▸ What you will do
Make an exact copy of all the data.

═══

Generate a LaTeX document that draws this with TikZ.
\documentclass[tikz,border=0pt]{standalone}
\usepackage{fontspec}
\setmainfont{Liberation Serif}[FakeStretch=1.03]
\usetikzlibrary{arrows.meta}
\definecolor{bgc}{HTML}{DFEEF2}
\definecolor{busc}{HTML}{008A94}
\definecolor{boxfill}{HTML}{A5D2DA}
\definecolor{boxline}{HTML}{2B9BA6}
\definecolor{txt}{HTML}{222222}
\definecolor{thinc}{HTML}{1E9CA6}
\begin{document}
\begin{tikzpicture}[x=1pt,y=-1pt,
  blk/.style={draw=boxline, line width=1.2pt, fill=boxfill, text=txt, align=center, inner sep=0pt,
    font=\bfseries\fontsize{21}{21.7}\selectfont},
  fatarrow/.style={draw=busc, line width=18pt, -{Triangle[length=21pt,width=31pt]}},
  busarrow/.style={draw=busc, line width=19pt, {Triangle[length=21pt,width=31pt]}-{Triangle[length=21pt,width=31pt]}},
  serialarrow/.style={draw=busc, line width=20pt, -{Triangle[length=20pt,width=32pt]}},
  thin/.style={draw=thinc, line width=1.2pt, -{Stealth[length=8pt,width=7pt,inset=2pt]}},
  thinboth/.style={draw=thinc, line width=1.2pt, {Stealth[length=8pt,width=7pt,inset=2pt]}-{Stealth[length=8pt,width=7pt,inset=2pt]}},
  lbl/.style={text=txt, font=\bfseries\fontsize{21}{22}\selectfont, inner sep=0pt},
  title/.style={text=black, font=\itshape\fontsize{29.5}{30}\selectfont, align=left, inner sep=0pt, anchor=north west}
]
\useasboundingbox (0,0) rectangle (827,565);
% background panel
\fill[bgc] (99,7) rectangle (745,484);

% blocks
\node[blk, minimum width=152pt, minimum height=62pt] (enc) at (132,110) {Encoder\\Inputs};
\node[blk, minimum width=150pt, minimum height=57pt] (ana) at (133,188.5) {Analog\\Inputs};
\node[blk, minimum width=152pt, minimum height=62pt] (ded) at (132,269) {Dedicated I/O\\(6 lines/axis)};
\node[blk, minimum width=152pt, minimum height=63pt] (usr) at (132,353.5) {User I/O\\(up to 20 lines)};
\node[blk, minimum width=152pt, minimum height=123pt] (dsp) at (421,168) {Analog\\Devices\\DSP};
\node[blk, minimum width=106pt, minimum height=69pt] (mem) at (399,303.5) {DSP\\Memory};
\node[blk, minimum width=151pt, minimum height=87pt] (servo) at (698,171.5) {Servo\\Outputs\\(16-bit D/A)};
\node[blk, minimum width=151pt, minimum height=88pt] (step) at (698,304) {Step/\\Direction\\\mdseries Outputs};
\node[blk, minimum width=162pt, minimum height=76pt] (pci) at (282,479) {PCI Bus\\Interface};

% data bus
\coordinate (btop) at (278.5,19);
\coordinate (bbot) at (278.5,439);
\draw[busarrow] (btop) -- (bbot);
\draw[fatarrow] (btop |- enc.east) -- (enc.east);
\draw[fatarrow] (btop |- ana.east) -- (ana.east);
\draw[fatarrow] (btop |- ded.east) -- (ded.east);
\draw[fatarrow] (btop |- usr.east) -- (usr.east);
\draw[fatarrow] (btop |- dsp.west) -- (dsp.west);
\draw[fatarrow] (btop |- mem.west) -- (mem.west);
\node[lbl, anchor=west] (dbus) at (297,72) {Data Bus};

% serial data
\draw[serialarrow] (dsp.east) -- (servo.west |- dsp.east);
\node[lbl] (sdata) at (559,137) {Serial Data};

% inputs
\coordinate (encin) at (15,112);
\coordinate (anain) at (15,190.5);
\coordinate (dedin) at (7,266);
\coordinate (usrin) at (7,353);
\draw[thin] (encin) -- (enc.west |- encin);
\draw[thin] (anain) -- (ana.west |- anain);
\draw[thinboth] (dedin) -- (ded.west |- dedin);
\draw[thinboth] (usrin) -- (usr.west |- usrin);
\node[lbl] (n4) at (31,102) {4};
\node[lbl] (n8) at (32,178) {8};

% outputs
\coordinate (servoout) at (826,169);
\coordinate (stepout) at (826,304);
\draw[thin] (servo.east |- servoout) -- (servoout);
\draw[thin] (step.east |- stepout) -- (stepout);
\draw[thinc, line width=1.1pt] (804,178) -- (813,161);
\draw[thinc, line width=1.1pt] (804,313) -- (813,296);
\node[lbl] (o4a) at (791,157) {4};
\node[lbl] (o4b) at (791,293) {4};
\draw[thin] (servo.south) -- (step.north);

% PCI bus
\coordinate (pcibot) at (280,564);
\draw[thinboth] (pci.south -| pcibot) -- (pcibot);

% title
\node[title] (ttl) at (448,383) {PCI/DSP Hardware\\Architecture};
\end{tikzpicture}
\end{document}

═══

▸ Solution
Generate a LaTeX document that draws this with TikZ.
\documentclass[tikz,border=0pt]{standalone}
\usepackage{fontspec}
\setmainfont{Liberation Serif}[FakeStretch=1.03]
\usetikzlibrary{arrows.meta}
\definecolor{bgc}{HTML}{DFEEF2}
\definecolor{busc}{HTML}{008A94}
\definecolor{boxfill}{HTML}{A5D2DA}
\definecolor{boxline}{HTML}{2B9BA6}
\definecolor{txt}{HTML}{222222}
\definecolor{thinc}{HTML}{1E9CA6}
\begin{document}
\begin{tikzpicture}[x=1pt,y=-1pt,
  blk/.style={draw=boxline, line width=1.2pt, fill=boxfill, text=txt, align=center, inner sep=0pt,
    font=\bfseries\fontsize{21}{21.7}\selectfont},
  fatarrow/.style={draw=busc, line width=18pt, -{Triangle[length=21pt,width=31pt]}},
  busarrow/.style={draw=busc, line width=19pt, {Triangle[length=21pt,width=31pt]}-{Triangle[length=21pt,width=31pt]}},
  serialarrow/.style={draw=busc, line width=20pt, -{Triangle[length=20pt,width=32pt]}},
  thin/.style={draw=thinc, line width=1.2pt, -{Stealth[length=8pt,width=7pt,inset=2pt]}},
  thinboth/.style={draw=thinc, line width=1.2pt, {Stealth[length=8pt,width=7pt,inset=2pt]}-{Stealth[length=8pt,width=7pt,inset=2pt]}},
  lbl/.style={text=txt, font=\bfseries\fontsize{21}{22}\selectfont, inner sep=0pt},
  title/.style={text=black, font=\itshape\fontsize{29.5}{30}\selectfont, align=left, inner sep=0pt, anchor=north west}
]
\useasboundingbox (0,0) rectangle (827,565);
% background panel
\fill[bgc] (99,7) rectangle (745,484);

% blocks
\node[blk, minimum width=152pt, minimum height=62pt] (enc) at (132,110) {Encoder\\Inputs};
\node[blk, minimum width=150pt, minimum height=57pt] (ana) at (133,188.5) {Analog\\Inputs};
\node[blk, minimum width=152pt, minimum height=62pt] (ded) at (132,269) {Dedicated I/O\\(6 lines/axis)};
\node[blk, minimum width=152pt, minimum height=63pt] (usr) at (132,353.5) {User I/O\\(up to 20 lines)};
\node[blk, minimum width=152pt, minimum height=123pt] (dsp) at (421,168) {Analog\\Devices\\DSP};
\node[blk, minimum width=106pt, minimum height=69pt] (mem) at (399,303.5) {DSP\\Memory};
\node[blk, minimum width=151pt, minimum height=87pt] (servo) at (698,171.5) {Servo\\Outputs\\(16-bit D/A)};
\node[blk, minimum width=151pt, minimum height=88pt] (step) at (698,304) {Step/\\Direction\\\mdseries Outputs};
\node[blk, minimum width=162pt, minimum height=76pt] (pci) at (282,479) {PCI Bus\\Interface};

% data bus
\coordinate (btop) at (278.5,19);
\coordinate (bbot) at (278.5,439);
\draw[busarrow] (btop) -- (bbot);
\draw[fatarrow] (btop |- enc.east) -- (enc.east);
\draw[fatarrow] (btop |- ana.east) -- (ana.east);
\draw[fatarrow] (btop |- ded.east) -- (ded.east);
\draw[fatarrow] (btop |- usr.east) -- (usr.east);
\draw[fatarrow] (btop |- dsp.west) -- (dsp.west);
\draw[fatarrow] (btop |- mem.west) -- (mem.west);
\node[lbl, anchor=west] (dbus) at (297,72) {Data Bus};

% serial data
\draw[serialarrow] (dsp.east) -- (servo.west |- dsp.east);
\node[lbl] (sdata) at (559,137) {Serial Data};

% inputs
\coordinate (encin) at (15,112);
\coordinate (anain) at (15,190.5);
\coordinate (dedin) at (7,266);
\coordinate (usrin) at (7,353);
\draw[thin] (encin) -- (enc.west |- encin);
\draw[thin] (anain) -- (ana.west |- anain);
\draw[thinboth] (dedin) -- (ded.west |- dedin);
\draw[thinboth] (usrin) -- (usr.west |- usrin);
\node[lbl] (n4) at (31,102) {4};
\node[lbl] (n8) at (32,178) {8};

% outputs
\coordinate (servoout) at (826,169);
\coordinate (stepout) at (826,304);
\draw[thin] (servo.east |- servoout) -- (servoout);
\draw[thin] (step.east |- stepout) -- (stepout);
\draw[thinc, line width=1.1pt] (804,178) -- (813,161);
\draw[thinc, line width=1.1pt] (804,313) -- (813,296);
\node[lbl] (o4a) at (791,157) {4};
\node[lbl] (o4b) at (791,293) {4};
\draw[thin] (servo.south) -- (step.north);

% PCI bus
\coordinate (pcibot) at (280,564);
\draw[thinboth] (pci.south -| pcibot) -- (pcibot);

% title
\node[title] (ttl) at (448,383) {PCI/DSP Hardware\\Architecture};
\end{tikzpicture}
\end{document}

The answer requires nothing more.